Any difference between clamping the 90 on the outside or the inside or both sides?


----------



## MrUnix (May 18, 2012)

Made out of some scrap wood and a few screws. Work great and easy to use.

Thanks to Izzy Swan. Video on making and using them here:
How to make wood Corner Clamps!

Cheers,
Brad


----------



## distrbd (Sep 14, 2011)

Great video, thanks Izzy & Brad.will have to make a few .
I looked for plastic one on Amazon,the problem is,you can't buy just one,you need at least 4 .with the shop made type we can have as many as we want,different sizes too for smaller trinket boxes or similar projects.
Great quick project.


----------



## AlaskaGuy (Jan 29, 2012)

I just make sure my parts are cut square especially the back of the bottom of the box. I hardly ever use squaring blocks.


----------



## MrUnix (May 18, 2012)

> I just make sure my parts are cut square especially the back of the bottom of the box. I hardly ever use squaring blocks.
> - AlaskaGuy


So you don't use clamps when gluing?

Cheers,
Brad


----------



## Loren (May 30, 2008)

A little exotic: I have a vacuum pump for veneering
and I made a right-angle fixture with vacuum seals
on both faces. Sometimes, when making a bookshelf
case or something like that I use it to hold parts
together while putting nails or screws in. An advantage
is one side can be sticking straight up so it helps
with quick assemblies when I don't want to mess with
setting up an assembly table.

Pictures here: http://lumberjocks.com/Loren/blog/35682


----------



## AlaskaGuy (Jan 29, 2012)

> I just make sure my parts are cut square especially the back of the bottom of the box. I hardly ever use squaring blocks.
> - AlaskaGuy
> 
> So you don t use clamps when gluing?
> ...


I don't use clamps for squaring purposes. Since most of my work is cabinet type work I use screw and applied ends don't need clamps.


----------



## tacky68 (Jun 29, 2014)

I read in ww'ing magazine (not sure which one) in the reader tips section, that a 2 gang (four square) metal 
electrical box works well for the inside corner to clamp to. The writer claimed the boxes were dead square. I have not yet had the opportunity to try this, so I can not verify. Seems like it would work though, and boxes are cheap, rigid, and durable.

Tim.


----------



## AlaskaGuy (Jan 29, 2012)

These guys say it better that me.

http://www.woodweb.com/knowledge_base/Squaring_Up_Cabinets.html


----------



## rwe2156 (May 7, 2014)

Cabinets: I use Rockler jigs (one of them is NOT square, BTW) but really only to hole the pieces while I screw them together.
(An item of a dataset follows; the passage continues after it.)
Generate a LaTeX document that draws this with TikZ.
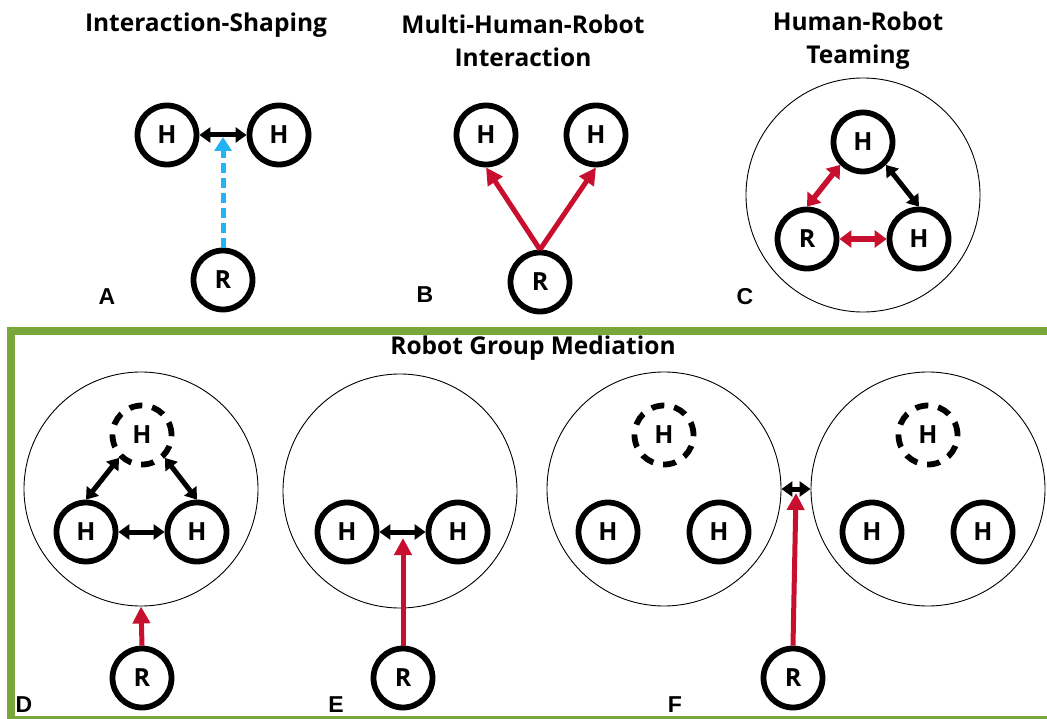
\documentclass[tikz,border=0pt]{standalone}
\usepackage{fontspec}
\setmainfont{Open Sans}
\newfontfamily\letterfont{Liberation Sans}
\usetikzlibrary{arrows.meta}
\definecolor{myred}{RGB}{200,16,46}
\definecolor{myblue}{RGB}{33,180,245}
\definecolor{mygreen}{RGB}{122,167,58}
\newcommand{\agentfont}{\fontsize{25}{28}\selectfont\bfseries}
\tikzset{
  agent/.style={circle, draw=black, line width=5.8pt, minimum size=59pt, inner sep=0pt, font=\agentfont},
  ghost/.style={agent, dash pattern=on 13pt off 10pt},
  group/.style={circle, draw=black, line width=0.9pt, minimum size=234pt, inner sep=0pt},
  title/.style={font=\bfseries\fontsize{24.5}{33}\selectfont, align=center},
  plabel/.style={font=\letterfont\bfseries\fontsize{23}{26}\selectfont},
  bidir/.style={draw=black, line width=5pt, {Triangle[length=11pt,width=15pt]}-{Triangle[length=11pt,width=15pt]}},
  redbidir/.style={draw=myred, line width=5.5pt, {Triangle[length=12pt,width=17pt]}-{Triangle[length=12pt,width=17pt]}},
  redarrow/.style={draw=myred, line width=5pt, -{Triangle[length=17pt,width=17pt]}},
  bluearrow/.style={draw=myblue, line width=5pt, dash pattern=on 10pt off 5pt, -{Triangle[length=14pt,width=17pt]}},
}
\begin{document}
\begin{tikzpicture}[x=1pt, y=-1pt]
\useasboundingbox (0,0) rectangle (1047,719);
\clip (0,0) rectangle (1047,719);

% ---------- Panel A ----------
\node[title] (tA) at (206,25) {Interaction-Shaping};
\node[agent] (hA1) at (167,135) {H};
\node[agent] (hA2) at (279,135) {H};
\node[agent] (rA) at (223,280) {R};
\coordinate (aTip) at (223,137);
\draw[bidir] (hA1) -- (hA2);
\draw[bluearrow] (rA.north) -- (aTip);
\node[plabel] (lA) at (107,297) {A};

% ---------- Panel B ----------
\node[title] (tB) at (523,41) {Multi-Human-Robot\\Interaction};
\node[agent] (hB1) at (486,135) {H};
\node[agent] (hB2) at (596,135) {H};
\node[agent] (rB) at (540,282) {R};
\draw[redarrow] (rB.north) -- (hB1.south);
\draw[redarrow] (rB.north) -- (hB2.south);
\node[plabel] (lB) at (425,295) {B};

% ---------- Panel C ----------
\node[title] (tC) at (858,41) {Human-Robot\\Teaming};
\node[group] (gC) at (863,195) {};
\node[agent] (hC1) at (863,142) {H};
\node[agent] (rC) at (807,239) {R};
\node[agent] (hC2) at (919,239) {H};
\draw[redbidir] (rC.north) -- (hC1.south west);
\draw[bidir] (hC1.south east) -- (hC2.north);
\draw[redbidir] (rC) -- (hC2);
\node[plabel] (lC) at (745,297) {C};

% ---------- Frame ----------
\draw[mygreen, line width=8pt] (1060,331) -- (11,331) -- (11,719.5) -- (1060,719.5);
\node[title] (tD) at (533,348) {Robot Group Mediation};

% ---------- Panel D ----------
\node[group] (gD) at (141,489) {};
\node[ghost] (xD) at (142,435) {H};
\node[agent] (hD1) at (86,532) {H};
\node[agent] (hD2) at (197,532) {H};
\node[agent] (rD) at (142,678) {R};
\draw[bidir] (xD.south west) -- (hD1.north);
\draw[bidir] (xD.south east) -- (hD2.north);
\draw[bidir] (hD1) -- (hD2);
\draw[redarrow] (rD.north) -- (gD.south);
\node[plabel] (lD) at (24,705) {D};

% ---------- Panel E ----------
\node[group] (gE) at (400,491) {};
\node[agent] (hE1) at (347,532) {H};
\node[agent] (hE2) at (458,532) {H};
\node[agent] (rE) at (403,678) {R};
\coordinate (eTip) at (403,538);
\draw[bidir] (hE1) -- (hE2);
\draw[redarrow] (rE.north) -- (eTip);
\node[plabel] (lE) at (336,705) {E};

% ---------- Panel F ----------
\node[group] (gF1) at (664,489) {};
\node[group] (gF2) at (928,489) {};
\node[ghost] (xF1) at (664,435) {H};
\node[ghost] (xF2) at (928,435) {H};
\node[agent] (hF1) at (608,532) {H};
\node[agent] (hF2) at (719,532) {H};
\node[agent] (hF3) at (872,532) {H};
\node[agent] (hF4) at (983,532) {H};
\node[agent] (rF) at (793,678) {R};
\coordinate (fTip) at (796,493);
\draw[bidir] (gF1) -- (gF2);
\draw[redarrow] (rF.north) -- (fTip);
\node[plabel] (lF) at (675,705) {F};
\end{tikzpicture}
\end{document}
Drawers, boxes, carcases, etc: They usually have a bottom, right? Install during glue up and & check diagonals.

I've found if the parts are square & joints are tight, the assembly will be square, too.


----------



## HokieKen (Apr 14, 2015)

I made a couple of these about a year ago but mine are 16" on a side. I use them on large stuff.
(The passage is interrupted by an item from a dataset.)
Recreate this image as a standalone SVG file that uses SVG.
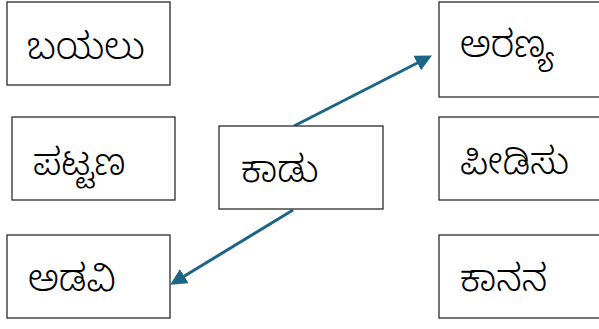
<svg xmlns="http://www.w3.org/2000/svg" width="599" height="329" viewBox="0 0 599 329">
<style>
.box{fill:#fff;stroke:#2b2b2b;stroke-width:1.3}
.t{font-family:"Noto Sans Kannada","Tunga","Nirmala UI","Noto Sans","DejaVu Sans",sans-serif;font-size:37px;font-weight:300;fill:#000}
.c{stroke:#1d6585;stroke-width:3;fill:none;marker-end:url(#ah)}
</style>
<defs>
<marker id="ah" viewBox="0 0 10 10" refX="8" refY="5" markerWidth="5.5" markerHeight="5.5" orient="auto" markerUnits="strokeWidth">
<path d="M0,0 L10,5 L0,10 z" fill="#1d6585"/>
</marker>
</defs>
<g id="connectors">
<line class="c" x1="294" y1="126" x2="429" y2="57"/>
<line class="c" x1="293" y1="210" x2="173" y2="283"/>
</g>
<g id="n1"><rect class="box" x="7" y="2" width="163" height="83"/><text class="t" x="27" y="59">ಬಯಲು</text></g>
<g id="n2"><rect class="box" x="12" y="117" width="163" height="83"/><text class="t" x="33" y="175">ಪಟ್ಟಣ</text></g>
<g id="n3"><rect class="box" x="7" y="235" width="163" height="83"/><text class="t" x="28" y="291">ಅಡವಿ</text></g>
<g id="n4"><rect class="box" x="219" y="126" width="164" height="83"/><text class="t" x="241" y="182">ಕಾಡು</text></g>
<g id="n5"><rect class="box" x="439" y="2" width="164" height="95"/><text class="t" x="460" y="57">ಅರಣ್ಯ</text></g>
<g id="n6"><rect class="box" x="439" y="117" width="164" height="83"/><text class="t" x="460" y="174">ಪೀಡಿಸು</text></g>
<g id="n7"><rect class="box" x="439" y="235" width="164" height="83"/><text class="t" x="460" y="291">ಕಾನನ</text></g>
</svg>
And I "accidentally" got a couple of these that are 6" on a side in a box I bought at an estate auction a while back. They come in handy for smaller stuff.


----------



## ScottM (Jul 10, 2012)

> I made a couple of these about a year ago but mine are 16" on a side. I use them on large stuff.
> 
> 
> 
> ...


Same here. I also made a set of smaller ones. Pretty handy and used up some scrap 3/4" ply.


----------



## ChefHDAN (Aug 7, 2010)

Yep Me too, they work great, I cut the hole larger for mine to be able to use my quick clamps


> I made a couple of these about a year ago but mine are 16" on a side. I use them on large stuff.
> 
> 
> 
> ...


----------